In Christ, the Only-Begotten Son of the Father, we are truly children of the Father, and at the same time, sons and daughters of Mary and of the Church. In a certain way, it is the whole of humanity that is reborn in the virgin birth of Jesus. “These words can be attributed better to the Mother of the Lord than to St Paul of himself: “My little children, with whom I am again in travail until Christ be formed in you!’ (Gal 4: 19). Every day I give birth to the children of God until Jesus Christ my Son be formed in them in the fullness of his age” (Treatise on True Devotion, n. 33). This doctrine is expressed most beautifully in the prayer: “O Holy Spirit, give me great devotion to Mary, your faithful spouse; give me great confidence in her maternal heart and an abiding refuge in her mercy, so that by her you may truly form in me Jesus Christ” (The Secret of Mary, p. 81).

One of the loftiest expressions of St Louis Marie Grignion de Montfort’s spirituality refers to the identification of the faithful with Mary in her love for Jesus and in her service to Jesus.

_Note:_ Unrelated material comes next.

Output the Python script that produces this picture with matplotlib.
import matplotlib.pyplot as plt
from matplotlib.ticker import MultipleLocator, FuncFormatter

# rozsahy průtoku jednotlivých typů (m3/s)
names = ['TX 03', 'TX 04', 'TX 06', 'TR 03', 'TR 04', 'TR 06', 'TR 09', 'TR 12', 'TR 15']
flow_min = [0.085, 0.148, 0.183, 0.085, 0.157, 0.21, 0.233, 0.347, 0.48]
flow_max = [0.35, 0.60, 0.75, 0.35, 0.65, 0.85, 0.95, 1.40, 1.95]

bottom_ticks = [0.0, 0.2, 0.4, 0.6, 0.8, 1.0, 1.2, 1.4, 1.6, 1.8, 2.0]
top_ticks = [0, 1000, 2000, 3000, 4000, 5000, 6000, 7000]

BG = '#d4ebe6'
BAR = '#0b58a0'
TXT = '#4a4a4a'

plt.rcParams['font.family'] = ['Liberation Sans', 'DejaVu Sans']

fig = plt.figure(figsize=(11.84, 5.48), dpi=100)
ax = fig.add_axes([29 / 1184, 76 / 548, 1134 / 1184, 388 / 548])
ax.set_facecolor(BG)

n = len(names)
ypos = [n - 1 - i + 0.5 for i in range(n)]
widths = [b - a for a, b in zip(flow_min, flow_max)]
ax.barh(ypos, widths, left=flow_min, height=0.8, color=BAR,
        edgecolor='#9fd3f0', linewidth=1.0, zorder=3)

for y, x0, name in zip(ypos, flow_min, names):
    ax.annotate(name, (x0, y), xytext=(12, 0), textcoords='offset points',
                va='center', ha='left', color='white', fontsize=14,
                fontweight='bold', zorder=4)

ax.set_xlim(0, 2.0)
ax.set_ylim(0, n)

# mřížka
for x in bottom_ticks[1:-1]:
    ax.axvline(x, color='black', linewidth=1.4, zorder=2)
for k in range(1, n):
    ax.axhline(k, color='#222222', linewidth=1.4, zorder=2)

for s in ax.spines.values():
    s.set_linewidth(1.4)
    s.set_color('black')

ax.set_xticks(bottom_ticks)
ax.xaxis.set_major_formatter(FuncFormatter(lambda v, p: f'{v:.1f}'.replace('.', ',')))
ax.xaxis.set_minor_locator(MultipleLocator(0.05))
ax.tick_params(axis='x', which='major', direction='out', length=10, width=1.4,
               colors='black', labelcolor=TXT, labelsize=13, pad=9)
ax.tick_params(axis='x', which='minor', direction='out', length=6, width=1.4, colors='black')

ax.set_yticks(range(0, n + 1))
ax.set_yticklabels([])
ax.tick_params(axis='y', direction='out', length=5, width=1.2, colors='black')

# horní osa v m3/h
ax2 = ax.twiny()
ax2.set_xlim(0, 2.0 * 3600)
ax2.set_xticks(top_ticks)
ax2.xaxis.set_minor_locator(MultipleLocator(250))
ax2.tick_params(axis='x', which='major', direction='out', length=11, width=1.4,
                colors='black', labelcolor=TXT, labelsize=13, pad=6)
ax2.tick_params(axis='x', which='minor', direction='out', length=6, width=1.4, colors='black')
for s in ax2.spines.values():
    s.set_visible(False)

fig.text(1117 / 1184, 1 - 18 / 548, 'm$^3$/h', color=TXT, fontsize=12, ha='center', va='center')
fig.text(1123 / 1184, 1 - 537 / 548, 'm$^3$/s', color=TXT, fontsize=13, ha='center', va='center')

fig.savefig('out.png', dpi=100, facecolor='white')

Meditating on St Ambrose’s well-known text: “Let the soul of Mary be in each of us to magnify the Lord, and the spirit of Mary be in each of us to rejoice in God” (Expos. in Luc., 12, 26: PL 15, 1561), he writes: “A soul is happy indeed when… it is all possessed and overruled by the spirit of Mary, a spirit meek and strong, zealous and prudent, humble and courageous, pure and fruitful” (Treatise on True Devotion, n. 258). Mystical identification with Mary is fully directed to Jesus, as he says in the prayer: “Finally, dearly beloved Mother, grant, if it be possible, that I may have no other spirit but yours, to know Jesus and his divine will; that I may have no other soul but yours, to praise and glorify the Lord; that I may have no other heart but yours, to love God with a love as pure and ardent as yours” (The Secret of Mary, pp. 71-72).

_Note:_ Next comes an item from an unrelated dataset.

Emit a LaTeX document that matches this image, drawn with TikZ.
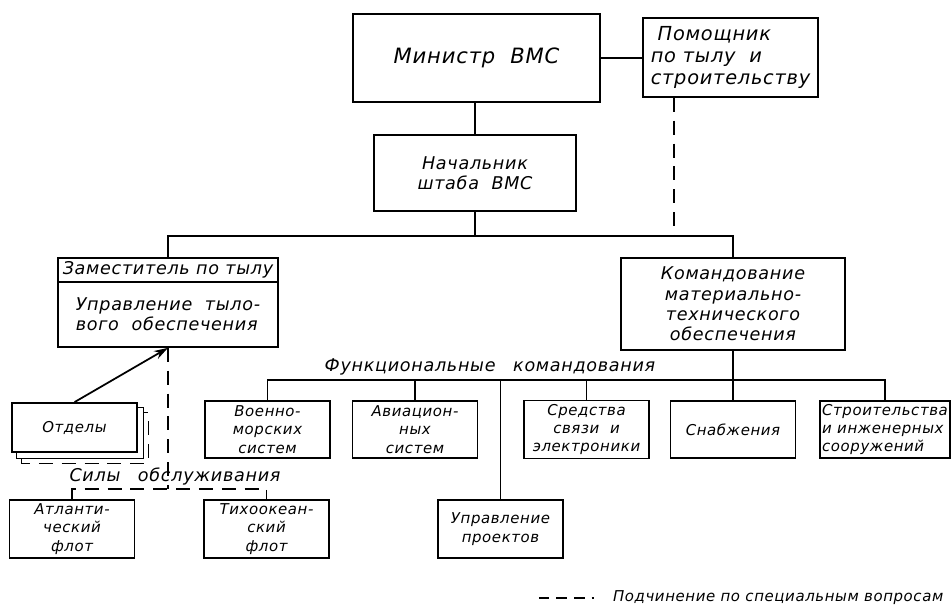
\documentclass[tikz,border=0pt]{standalone}
\usepackage{fontspec}
\setmainfont{DejaVu Sans}[LetterSpace=4]
\usetikzlibrary{arrows.meta,positioning,backgrounds}

\begin{document}
\begin{tikzpicture}[x=0.02cm,y=-0.02cm,line width=1pt,
    font=\itshape\fontsize{10}{11.5}\selectfont,
    box/.style={draw,fill=white,inner sep=2pt,align=center},
    smallbox/.style={box,minimum width=2.5cm,minimum height=1.14cm,
      font=\itshape\fontsize{8.5}{10.5}\selectfont},
    link/.style={dash pattern=on 8pt off 5pt}]
  \useasboundingbox (0,0) rectangle (952,615);

  \coordinate (topbus) at (0,236);
  \coordinate (funbus) at (0,380);
  \coordinate (silbus) at (0,489);

  % top of the chart
  \node[box,line width=1.3pt,minimum width=4.94cm,minimum height=1.76cm,
        font=\itshape\fontsize{12}{14}\selectfont] (minister) at (476.5,58) {Министр\ \ ВМС};
  \node[box,align=left,minimum width=3.5cm,minimum height=1.58cm,
        font=\itshape\fontsize{11}{12.5}\selectfont] (pomtyl) at (730.5,57.5) {\ Помощник\\по тылу\ \ и\\строительству};
  \node[box,minimum width=4.04cm,minimum height=1.52cm] (nachshtab) at (475,173) {Начальник\\штаба\ \ ВМС};

  \node[box,inner sep=1pt,minimum width=4.4cm,minimum height=0.48cm] (zamtyl) at (168,270) {Заместитель по тылу};
  \node[box,align=left,minimum width=4.4cm,minimum height=1.3cm,below=-1pt of zamtyl] (uprtyl) {Управление\ \ тыло-\\вого\ \ обеспечения};
  \node[box,minimum width=4.48cm,minimum height=1.84cm] (komobesp) at (733,304) {Командование\\материально-\\технического\\обеспечения};

  % functional commands
  \node (funkc) at (490,367) {Функциональные\quad командования};
  \node[smallbox] (voenmor) at (267.5,429.5) {Военно-\\морских\\систем};
  \node[smallbox] (aviac) at (415,429.5) {Авиацион-\\ных\\систем};
  \node[smallbox] (svyaz) at (586.5,429.5) {Средства\\связи\ \ и\\электроники};
  \node[smallbox] (snabzh) at (733,429.5) {Снабжения};
  \node[smallbox,align=left,inner sep=1pt,minimum width=2.6cm] (stroit) at (885,429.5) {Строительства\\и инженерных\\сооружений};
  \node[smallbox,minimum height=1.16cm] (proekt) at (500.5,529) {Управление\\проектов};

  % service forces
  \node[smallbox,minimum height=0.98cm] (otdely) at (74.5,427.5) {Отделы};
  \node (sily) at (175,476) {Силы\quad обслуживания};
  \node[smallbox,minimum height=1.16cm] (atlant) at (72,529) {Атланти-\\ческий\\флот};
  \node[smallbox,minimum height=1.16cm] (tikhook) at (266.5,529) {Тихоокеан-\\ский\\флот};

  \begin{scope}[on background layer]
    \draw[link,fill=white] ([shift={(10,10)}]otdely.north west) rectangle ([shift={(10,10)}]otdely.south east);
    \draw[fill=white] ([shift={(5,5)}]otdely.north west) rectangle ([shift={(5,5)}]otdely.south east);
  \end{scope}

  \draw (minister.east) -- (minister.east -| pomtyl.west);
  \draw (nachshtab.north) -- (nachshtab.north |- minister.south);
  \draw (nachshtab.south) -- (nachshtab.south |- topbus);
  \draw (zamtyl.north) -- (zamtyl.north |- topbus) -- (komobesp.north |- topbus) -- (komobesp.north);
  \draw[link] ([xshift=-1.13cm]pomtyl.south) -- ([xshift=-1.13cm]pomtyl.south |- topbus);

  \draw (komobesp.south) -- (snabzh.north);
  \draw (voenmor.north) -- (voenmor.north |- funbus) -- (stroit.north |- funbus) -- (stroit.north);
  \draw (aviac.north) -- (aviac.north |- funbus);
  \draw (proekt.north) -- (proekt.north |- funbus);
  \draw (svyaz.north) -- (svyaz.north |- funbus);

  \draw[-{Stealth[length=8pt,width=5pt]}] (otdely.north) -- (uprtyl.south);
  \draw[link] (uprtyl.south) -- (uprtyl.south |- silbus);
  \draw[link] (atlant.north) -- (atlant.north |- silbus) -- (tikhook.north |- silbus) -- (tikhook.north);

  % legend
  \node[anchor=east,font=\itshape\fontsize{8.5}{10}\selectfont] (legend) at (950,598) {Подчинение по специальным вопросам};
  \draw[dash pattern=on 6pt off 4pt] ([xshift=-1.35cm]legend.west) -- ([xshift=-0.25cm]legend.west);
\end{tikzpicture}
\end{document}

Holiness, the perfection of charity

6. The Dogmatic Constitution on the Church Lumen Gentium states: “But while in the Most Blessed Virgin the Church has already reached that perfection whereby she exists without spot or wrinkle (cf. Eph 5: 27), the faithful still strive to conquer sin and increase in holiness. And so they turn their eyes to Mary who shines forth to the whole community of the elect as the model of virtues” (n. 65). Holiness is the perfection of charity, of love of God and neighbour that is the object of Jesus’ greatest Commandment (cf. Mt 22: 38). It is also the greatest gift of the Holy Spirit (cf. I Cor 13: 13). Thus, in his Canticles St Louis Marie presents to the faithful in this order the excellence of charity (Canticle 5), the light of faith (Canticle 6) and the firmness of hope (Canticle 7).

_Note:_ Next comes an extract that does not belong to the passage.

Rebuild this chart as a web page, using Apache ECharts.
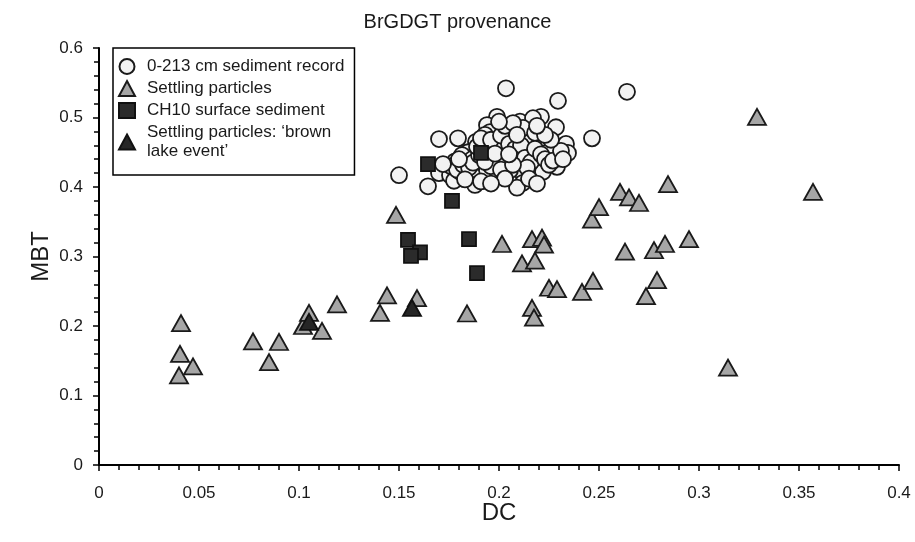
<!DOCTYPE html>
<html>
<head>
<meta charset="utf-8">
<script src="https://cdn.jsdelivr.net/npm/echarts@6/dist/echarts.min.js"></script>
<style>html,body{margin:0;padding:0;background:#fff}#chart{width:915px;height:542px}</style>
</head>
<body>
<div id="chart"></div>
<script>
const seriesNames = ['0-213 cm sediment record', 'Settling particles', 'CH10 surface sediment', "Settling particles: \u2018brown\nlake event\u2019"];
const xTicks = ['0','0.05','0.1','0.15','0.2','0.25','0.3','0.35','0.4'];
const yTicks = ['0','0.1','0.2','0.3','0.4','0.5','0.6'];

const sedimentRecord = [
  [0.150,0.417],[0.1645,0.401],[0.170,0.469],[0.1795,0.470],[0.2035,0.542],[0.2295,0.524],[0.264,0.537],[0.2465,0.470],[0.2285,0.486],[0.221,0.501],
  [0.199,0.501],[0.194,0.489],[0.1955,0.479],[0.193,0.475],[0.1885,0.465],[0.199,0.460],[0.1845,0.450],[0.1815,0.446],[0.178,0.437],[0.174,0.427],
  [0.170,0.420],[0.1755,0.417],[0.1775,0.409],[0.184,0.419],[0.1885,0.414],[0.188,0.403],[0.194,0.424],[0.197,0.442],[0.1865,0.440],[0.2005,0.436],
  [0.1805,0.422],[0.1995,0.417],[0.2105,0.494],[0.217,0.499],[0.2045,0.479],[0.2135,0.472],[0.198,0.465],[0.2205,0.463],[0.227,0.458],[0.2335,0.462],
  [0.2345,0.449],[0.2095,0.449],[0.2155,0.449],[0.204,0.439],[0.2105,0.432],[0.229,0.429],[0.219,0.439],[0.222,0.422],[0.212,0.419],[0.2055,0.424],
  [0.212,0.406],[0.209,0.399],[0.229,0.446],[0.2245,0.450],[0.1955,0.442],[0.202,0.455],[0.2065,0.468],[0.2155,0.465],[0.212,0.485],[0.218,0.478],
  [0.176,0.430],[0.179,0.425],[0.182,0.432],[0.185,0.428],[0.187,0.435],[0.190,0.446],[0.192,0.452],[0.189,0.458],[0.191,0.470],[0.196,0.468],
  [0.201,0.474],[0.203,0.488],[0.207,0.492],[0.205,0.462],[0.208,0.455],[0.211,0.460],[0.213,0.442],[0.216,0.436],[0.214,0.428],[0.218,0.455],
  [0.221,0.447],[0.223,0.440],[0.225,0.432],[0.227,0.438],[0.231,0.452],[0.232,0.440],[0.226,0.468],[0.223,0.475],[0.219,0.488],[0.196,0.430],
  [0.193,0.436],[0.198,0.448],[0.201,0.425],[0.203,0.412],[0.207,0.432],[0.183,0.411],[0.191,0.408],[0.196,0.405],[0.172,0.433],[0.180,0.440],
  [0.215,0.412],[0.219,0.405],[0.205,0.447],[0.209,0.475],[0.200,0.494]
];
const settlingParticles = [
  [0.041,0.204],[0.0405,0.160],[0.040,0.129],[0.047,0.142],[0.077,0.178],[0.085,0.148],[0.090,0.177],[0.102,0.200],[0.105,0.219],[0.1115,0.193],
  [0.119,0.231],[0.1405,0.219],[0.144,0.244],[0.1485,0.360],[0.159,0.240],[0.184,0.218],[0.2015,0.318],[0.2115,0.290],[0.2165,0.325],[0.218,0.294],
  [0.2215,0.327],[0.2225,0.317],[0.2165,0.226],[0.2175,0.212],[0.225,0.255],[0.229,0.253],[0.2415,0.249],[0.247,0.265],[0.2465,0.353],[0.250,0.371],
  [0.2605,0.393],[0.265,0.385],[0.270,0.377],[0.2845,0.404],[0.263,0.307],[0.2775,0.309],[0.283,0.318],[0.295,0.325],[0.2735,0.243],[0.279,0.266],
  [0.3145,0.140],[0.329,0.501],[0.357,0.393]
];
const surfaceSediment = [
  [0.1645,0.433],[0.1765,0.380],[0.191,0.449],[0.1545,0.324],[0.1605,0.306],[0.156,0.301],[0.185,0.325],[0.189,0.276]
];
const brownLakeEvent = [
  [0.105,0.206],[0.1565,0.226]
];

const labelFont = "'Liberation Sans',Arial,sans-serif";
const mainFont = "'Liberation Sans',Arial,sans-serif";
const edge = '#1a1a1a';

const chart = echarts.init(document.getElementById('chart'), null, {renderer: 'canvas'});
function axisCommon(ticks, margin) {
  return {
    type: 'value', min: 0,
    splitLine: {show: false},
    axisLine: {show: true, onZero: false, lineStyle: {color: '#000', width: 2}},
    axisTick: {show: true, length: 6, lineStyle: {color: '#000', width: 1.5}},
    minorTick: {show: true, splitNumber: 5, length: 5, lineStyle: {color: '#000', width: 1.5}},
    axisLabel: {fontFamily: labelFont, fontSize: 17, color: '#1a1a1a', margin: margin,
      formatter: function (v) { const s = String(+v.toFixed(2)); return ticks.indexOf(s) >= 0 ? s : ''; }},
    nameLocation: 'middle',
    nameMoveOverlap: false,
    nameTextStyle: {fontFamily: mainFont, fontSize: 24, color: '#1a1a1a'}
  };
}
const option = {
  backgroundColor: '#fff',
  animation: false,
  title: {text: 'BrGDGT provenance', left: 'center', top: 7,
    textStyle: {fontFamily: mainFont, fontSize: 20, fontWeight: 'normal', color: '#1a1a1a'}},
  grid: {left: 99, right: 16, top: 48, bottom: 77, containLabel: false},
  xAxis: Object.assign(axisCommon(xTicks, 20), {max: 0.4, interval: 0.05, name: 'DC', nameGap: 36}),
  yAxis: Object.assign(axisCommon(yTicks, 16), {max: 0.6, interval: 0.1, name: 'MBT', nameGap: 46}),
  legend: {
    orient: 'vertical', left: 113, top: 48,
    padding: [9, 10, 14, 5],
    itemGap: 3, itemWidth: 16, itemHeight: 15,
    borderColor: '#000', borderWidth: 1.5, backgroundColor: '#fff',
    textStyle: {fontFamily: mainFont, fontSize: 17, lineHeight: 19, color: '#1a1a1a', padding: [0, 0, 0, 7]},
    data: seriesNames
  },
  series: [
    {name: seriesNames[0], type: 'scatter', data: sedimentRecord, symbol: 'circle', symbolSize: 16,
      itemStyle: {color: '#f2f2f2', borderColor: edge, borderWidth: 1.8, opacity: 1}},
    {name: seriesNames[1], type: 'scatter', data: settlingParticles, symbol: 'triangle', symbolSize: [18, 16],
      itemStyle: {color: '#a6a6a6', borderColor: edge, borderWidth: 1.8, opacity: 1}},
    {name: seriesNames[2], type: 'scatter', data: surfaceSediment, symbol: 'rect', symbolSize: 14,
      itemStyle: {color: '#2b2b2b', borderColor: '#111', borderWidth: 1.8, opacity: 1}},
    {name: seriesNames[3], type: 'scatter', data: brownLakeEvent, symbol: 'triangle', symbolSize: [18, 16],
      itemStyle: {color: '#262626', borderColor: '#111', borderWidth: 1.8, opacity: 1}}
  ]
};
chart.setOption(option);
</script>
</body>
</html>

In Montfort spirituality, the dynamism of charity is expressed in particular by the symbol of the slavery of love to Jesus, after the example and with the motherly help of Mary. It is a matter of full communion in the kenosis of Christ, communion lived with Mary, intimately present in the mysteries of the life of her Son. “There is nothing among Christians which makes us more absolutely belong to Jesus Christ and his holy Mother than the slavery of the will, according to the example of Jesus Christ himself, who took on the status of a servant for love of us” – formam servi accipiens – “and also according to the example of the holy Virgin who called herself the servant and handmaid of the Lord (Lk 1: 38). The Apostle refers to himself as “the slave of Christ’ (servus Christias though the title were an honour. Christians are often so called in the Holy Scriptures” (cf. Treatise on True Devotion, n. 72). Indeed, the Son of God, who came into the world out of obedience to the Father in the Incarnation (cf. Heb 10: 7), subsequently humbled himself by making himself obedient unto death, and death on the Cross (cf. Phil 2: 7-8). Mary responded to God’s will with the total gift of herself, body and soul, forever, from the Annunciation to the Cross and from the Cross to the Assumption. The obedience of Christ and the obedience of Mary are not, of course, symmetrical because of the ontological difference between the divine Person of the Son and the human person of Mary. This also explains the resulting exclusivity of the fundamental salvific efficacy of obedience to Christ, from whom his own Mother received the grace to be able to obey God totally and thus collaborate in the mission of her Son.

The slavery of love should therefore be interpreted in light of the wonderful exchange between God and humanity in the mystery of the incarnate Word. It is a true exchange of love between God and his creature in the reciprocity of total self-giving. The “spirit [of this devotion] consists in this: that we be interiorly dependent on Mary Most Holy; that we be slaves of Mary, and through her, of Jesus” (The Secret of Mary, n. 44). Paradoxically, this “bond of charity”, this “slavery of love”, endows the human being with full freedom, with that true freedom of the children of God (cf. Treatise on True Devotion, n. 169). It is a question of giving oneself to Jesus without reserve, responding to the Love with which he first loved us. Those who live in this love can say with St Paul: “It is no longer I who live, but Christ who lives in me” (Gal 2: 20).